Even the “action packed” 3rd act has problems, like when the stoner guy has a nightmare about how he dies and then instantly dies in that manner, which is the very definition of anticlimactic. And since it’s yet another angry ghost who just wants an object returned to her, I spend half of it wondering why the ghost couldn’t just ask for it instead of scaring and killing everyone.

It’s also pretty poorly edited and shot, as if no one involved had ever done these things before. Nearly every scene unfolds in a master shot, often with the camera just sort of plunked down far enough away to get everyone in the frame. And the editing is worse; characters will walk out of the frame and then it will hold on the dead space for 3-5 seconds before cutting to the next poorly shot scene.
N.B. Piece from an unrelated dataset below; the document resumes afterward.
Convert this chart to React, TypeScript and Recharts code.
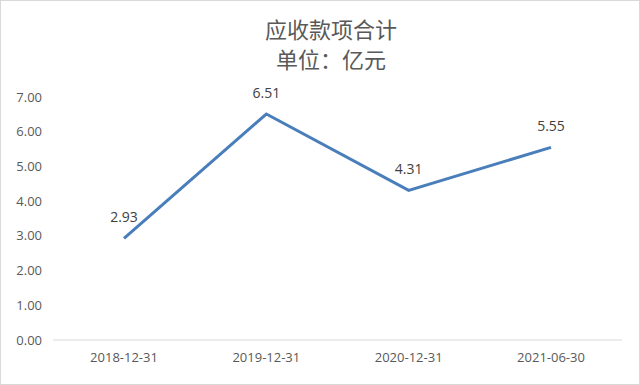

I was also bugged by the fact that the director named the ghosts after himself (Winfield). Granted he’s not a household name or anything (in fact this is his only credited film in any capacity), but what the hell kind of weird ego trip is that? Trust me, if I ever write my dream slasher movie (it involves NASA!), I’m not going to name anyone BC or even “William” (middle name). Maybe a “Robert” after my dad or something, but come on man, just grab a phone book and pick any name in the world besides your own. Then again, this is "based on a true story", as with most crappy horror movies, but it seems to have more weight than usual: there IS a Goldfield Hotel in Nevada that is supposedly haunted, and the legend (which is filled with holes) does match the one in the film (nothing about 5 jackasses getting killed while trying to investigate it though). I also learned that the guy involved with the legend is named WinGfield, not Winfield, so maybe I just heard it wrong in the movie. Or the director is a pseudonym (again, he has no other credits) and wanted to try to pretend to be a relative.

Sadly, there are no extra features to explain - hey wait a minute, I rented this movie specifically because it didn’t have any supplements! Oh, not-cruel irony!

What say you?

*A quote praising his performance is the only blurb the movie got, apparently - they actually use it on both the front and back covers, which has to be a first.

HorrorBlips: vote it up!

1 comment:

  1. George Wingfield is actually the discoverer of the gold at Goldfield in the early 1900s. While the hotel is supposed to be haunted, the movie's story about Wingfield killing someone is a complete fabrication. There are many other inaccuracies including that Goldfield is a ghost town. Actually, it is the county seat for Esmeralda County and has a population of around 500. It also has a motel, restaurant and stores so that is also wrong. Also, it is by no means "100 miles" away from the next town. I live in Tonopah, which is mentioned in the movie, and it is less than 30 miles away and has a population of 3000. I agree with your analysis - this is a tedious and boring movie. However, it was nice seeing the actual Goldfield Hotel being used. The bar scene was actually filmed in the Long Branch Saloon in town, although it closed in 2010.